§ **What this task involves**: Repeat the listing that follows, character for character, minus the pictures.

§ **Material**:
————————

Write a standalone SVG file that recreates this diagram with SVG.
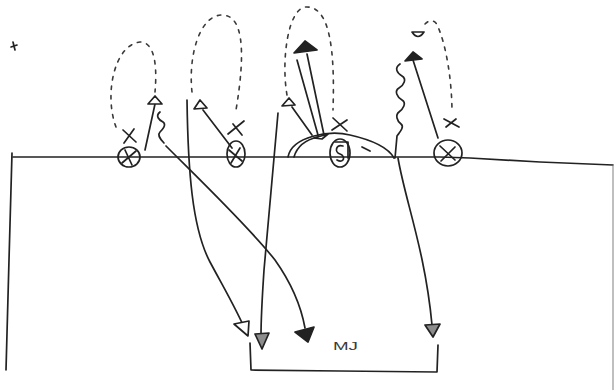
<svg xmlns="http://www.w3.org/2000/svg" width="615" height="390" viewBox="0 0 615 390">
  <style>
    .ln { fill: none; stroke: #222222; stroke-width: 1.7; stroke-linecap: round; stroke-linejoin: round; }
    .faint { fill: none; stroke: #8a8a8a; stroke-width: 1.1; stroke-linecap: round; }
    .dash { fill: none; stroke: #3a3a3a; stroke-width: 1.6; stroke-linecap: round; stroke-dasharray: 3.5 6; }
    .head { fill: #ffffff; stroke: #222222; stroke-width: 1.7; stroke-linejoin: round; }
    .headg { fill: #8c8c8c; stroke: #222222; stroke-width: 1.7; stroke-linejoin: round; }
    .headf { fill: #222222; stroke: #222222; stroke-width: 1.7; stroke-linejoin: round; }
    .lbl { font-family: "Liberation Sans", Arial, sans-serif; font-size: 11px; fill: #3a3a3a; }
  </style>
  <rect width="615" height="390" fill="#ffffff"/>

  <!-- field: line of scrimmage, sidelines, end bracket -->
  <g id="field">
    <path class="ln" d="M13,157 L300,157 L440,157 L470,158 L540,162 L613,165"/>
    <path class="ln" d="M12,153 L9,260 L6,370"/>
    <path class="faint" d="M613,166 L613,390"/>
    <path class="ln" d="M250,343 L251,370 L340,371 L437,372 L438,345"/>
    <path class="ln" d="M13,42 L15,50 M11,47 L17,45"/>
    <text class="lbl" x="333" y="350" textLength="25" lengthAdjust="spacingAndGlyphs">MJ</text>
  </g>

  <!-- player 1 -->
  <g id="p1">
    <ellipse class="ln" cx="129" cy="157" rx="11" ry="10"/>
    <path class="ln" d="M122,163 L136,151 M125,150 L132,165"/>
    <path class="ln" d="M123,130 L136,142 M134,129 L124,143"/>
    <path class="dash" d="M116,127 C104,95 114,45 140,42 C156,42 157,70 155,92"/>
  </g>

  <!-- player 2 -->
  <g id="p2">
    <ellipse class="ln" cx="236" cy="154" rx="9" ry="13"/>
    <path class="ln" d="M229,150 L242,161 M240,148 L231,163"/>
    <path class="ln" d="M228,134 L244,121 M233,124 L242,135"/>
    <path class="dash" d="M192,92 C188,55 200,15 222,15 C243,15 246,50 236,110"/>
  </g>

  <!-- player 3 -->
  <g id="p3">
    <ellipse class="ln" cx="340" cy="153" rx="10" ry="14"/>
    <path class="ln" d="M343,146 C336,144 334,152 340,154 C346,156 344,164 337,160"/>
    <path class="ln" d="M335,142 L348,142 L348,158"/>
    <path class="ln" d="M333,118 L347,131 M347,120 L332,130"/>
    <path class="ln" d="M288,157 C292,136 330,130 350,135 C372,140 388,147 394,158"/>
    <path class="ln" d="M294,157 C298,143 309,139 318,137"/>
    <path class="ln" d="M362,147 L370,151"/>
    <path class="dash" d="M287,95 C281,60 288,8 306,7 C330,6 335,50 333,110"/>
  </g>

  <!-- player 4 -->
  <g id="p4">
    <ellipse class="ln" cx="448" cy="153" rx="14" ry="13"/>
    <path class="ln" d="M440,146 L455,160 M455,147 L441,161"/>
    <path class="ln" d="M444,119 L459,127 M446,127 L456,119"/>
    <path class="dash" d="M425,24 C430,19 436,20 438,27 C446,45 452,80 452,113"/>
    <path class="ln" d="M412,32 Q418,41 424,32 Z"/>
  </g>

  <!-- routes -->
  <g id="routes">
    <!-- player 1 -->
    <path class="ln" d="M155,104 L145,150"/>
    <polygon class="head" points="148,104 155,96 162,104"/>
    <path class="ln" d="M160,112 c-5,4 -1,8 3,10 c4,3 -1,8 -3,10 c-3,3 1,8 4,11"/>
    <path class="ln" d="M166,146 C200,180 250,228 275,260 C292,284 301,306 305,328"/>
    <polygon class="headf" points="295,332 314,327 308,342"/>

    <!-- player 2 -->
    <path class="ln" d="M203,110 L232,148"/>
    <polygon class="head" points="194,109 200,100 207,108"/>
    <path class="ln" d="M187,100 C188,170 192,228 210,262 C225,290 238,312 247,334"/>
    <polygon class="head" points="234,324 249,321 248,336"/>

    <!-- player 3 -->
    <path class="ln" d="M297,60 L318,135 M307,54 L324,135"/>
    <polygon class="headf" points="294,53 305,41 317,50"/>
    <path class="ln" d="M292,107 L312,135"/>
    <polygon class="head" points="282,106 289,98 295,105"/>
    <path class="ln" d="M314,138 L328,134 L322,139 Z"/>
    <path class="ln" d="M278,113 C273,170 268,228 264,270 C262,300 261,320 261,336"/>
    <polygon class="headg" points="255,334 269,333 262,349"/>

    <!-- player 4 -->
    <path class="ln" d="M400,64 c-6,4 -3,9 2,12 c5,3 2,9 -3,12 c-5,3 -2,9 3,12 c5,3 1,9 -3,12 c-4,3 -2,9 2,12 c4,3 -2,9 -4,12 L395,158"/>
    <path class="ln" d="M438,138 L413,60"/>
    <polygon class="headf" points="405,61 413,52 422,59"/>
    <path class="ln" d="M398,158 C405,200 425,250 432,325"/>
    <polygon class="headg" points="425,325 440,324 433,337"/>
  </g>
</svg>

————————

§ **Reply to the task**:
Write a standalone SVG file that recreates this diagram with SVG.
<svg xmlns="http://www.w3.org/2000/svg" width="615" height="390" viewBox="0 0 615 390">
  <style>
    .ln { fill: none; stroke: #222222; stroke-width: 1.7; stroke-linecap: round; stroke-linejoin: round; }
    .faint { fill: none; stroke: #8a8a8a; stroke-width: 1.1; stroke-linecap: round; }
    .dash { fill: none; stroke: #3a3a3a; stroke-width: 1.6; stroke-linecap: round; stroke-dasharray: 3.5 6; }
    .head { fill: #ffffff; stroke: #222222; stroke-width: 1.7; stroke-linejoin: round; }
    .headg { fill: #8c8c8c; stroke: #222222; stroke-width: 1.7; stroke-linejoin: round; }
    .headf { fill: #222222; stroke: #222222; stroke-width: 1.7; stroke-linejoin: round; }
    .lbl { font-family: "Liberation Sans", Arial, sans-serif; font-size: 11px; fill: #3a3a3a; }
  </style>
  <rect width="615" height="390" fill="#ffffff"/>

  <!-- field: line of scrimmage, sidelines, end bracket -->
  <g id="field">
    <path class="ln" d="M13,157 L300,157 L440,157 L470,158 L540,162 L613,165"/>
    <path class="ln" d="M12,153 L9,260 L6,370"/>
    <path class="faint" d="M613,166 L613,390"/>
    <path class="ln" d="M250,343 L251,370 L340,371 L437,372 L438,345"/>
    <path class="ln" d="M13,42 L15,50 M11,47 L17,45"/>
    <text class="lbl" x="333" y="350" textLength="25" lengthAdjust="spacingAndGlyphs">MJ</text>
  </g>

  <!-- player 1 -->
  <g id="p1">
    <ellipse class="ln" cx="129" cy="157" rx="11" ry="10"/>
    <path class="ln" d="M122,163 L136,151 M125,150 L132,165"/>
    <path class="ln" d="M123,130 L136,142 M134,129 L124,143"/>
    <path class="dash" d="M116,127 C104,95 114,45 140,42 C156,42 157,70 155,92"/>
  </g>

  <!-- player 2 -->
  <g id="p2">
    <ellipse class="ln" cx="236" cy="154" rx="9" ry="13"/>
    <path class="ln" d="M229,150 L242,161 M240,148 L231,163"/>
    <path class="ln" d="M228,134 L244,121 M233,124 L242,135"/>
    <path class="dash" d="M192,92 C188,55 200,15 222,15 C243,15 246,50 236,110"/>
  </g>

  <!-- player 3 -->
  <g id="p3">
    <ellipse class="ln" cx="340" cy="153" rx="10" ry="14"/>
    <path class="ln" d="M343,146 C336,144 334,152 340,154 C346,156 344,164 337,160"/>
    <path class="ln" d="M335,142 L348,142 L348,158"/>
    <path class="ln" d="M333,118 L347,131 M347,120 L332,130"/>
    <path class="ln" d="M288,157 C292,136 330,130 350,135 C372,140 388,147 394,158"/>
    <path class="ln" d="M294,157 C298,143 309,139 318,137"/>
    <path class="ln" d="M362,147 L370,151"/>
    <path class="dash" d="M287,95 C281,60 288,8 306,7 C330,6 335,50 333,110"/>
  </g>

  <!-- player 4 -->
  <g id="p4">
    <ellipse class="ln" cx="448" cy="153" rx="14" ry="13"/>
    <path class="ln" d="M440,146 L455,160 M455,147 L441,161"/>
    <path class="ln" d="M444,119 L459,127 M446,127 L456,119"/>
    <path class="dash" d="M425,24 C430,19 436,20 438,27 C446,45 452,80 452,113"/>
    <path class="ln" d="M412,32 Q418,41 424,32 Z"/>
  </g>

  <!-- routes -->
  <g id="routes">
    <!-- player 1 -->
    <path class="ln" d="M155,104 L145,150"/>
    <polygon class="head" points="148,104 155,96 162,104"/>
    <path class="ln" d="M160,112 c-5,4 -1,8 3,10 c4,3 -1,8 -3,10 c-3,3 1,8 4,11"/>
    <path class="ln" d="M166,146 C200,180 250,228 275,260 C292,284 301,306 305,328"/>
    <polygon class="headf" points="295,332 314,327 308,342"/>

    <!-- player 2 -->
    <path class="ln" d="M203,110 L232,148"/>
    <polygon class="head" points="194,109 200,100 207,108"/>
    <path class="ln" d="M187,100 C188,170 192,228 210,262 C225,290 238,312 247,334"/>
    <polygon class="head" points="234,324 249,321 248,336"/>

    <!-- player 3 -->
    <path class="ln" d="M297,60 L318,135 M307,54 L324,135"/>
    <polygon class="headf" points="294,53 305,41 317,50"/>
    <path class="ln" d="M292,107 L312,135"/>
    <polygon class="head" points="282,106 289,98 295,105"/>
    <path class="ln" d="M314,138 L328,134 L322,139 Z"/>
    <path class="ln" d="M278,113 C273,170 268,228 264,270 C262,300 261,320 261,336"/>
    <polygon class="headg" points="255,334 269,333 262,349"/>

    <!-- player 4 -->
    <path class="ln" d="M400,64 c-6,4 -3,9 2,12 c5,3 2,9 -3,12 c-5,3 -2,9 3,12 c5,3 1,9 -3,12 c-4,3 -2,9 2,12 c4,3 -2,9 -4,12 L395,158"/>
    <path class="ln" d="M438,138 L413,60"/>
    <polygon class="headf" points="405,61 413,52 422,59"/>
    <path class="ln" d="M398,158 C405,200 425,250 432,325"/>
    <polygon class="headg" points="425,325 440,324 433,337"/>
  </g>
</svg>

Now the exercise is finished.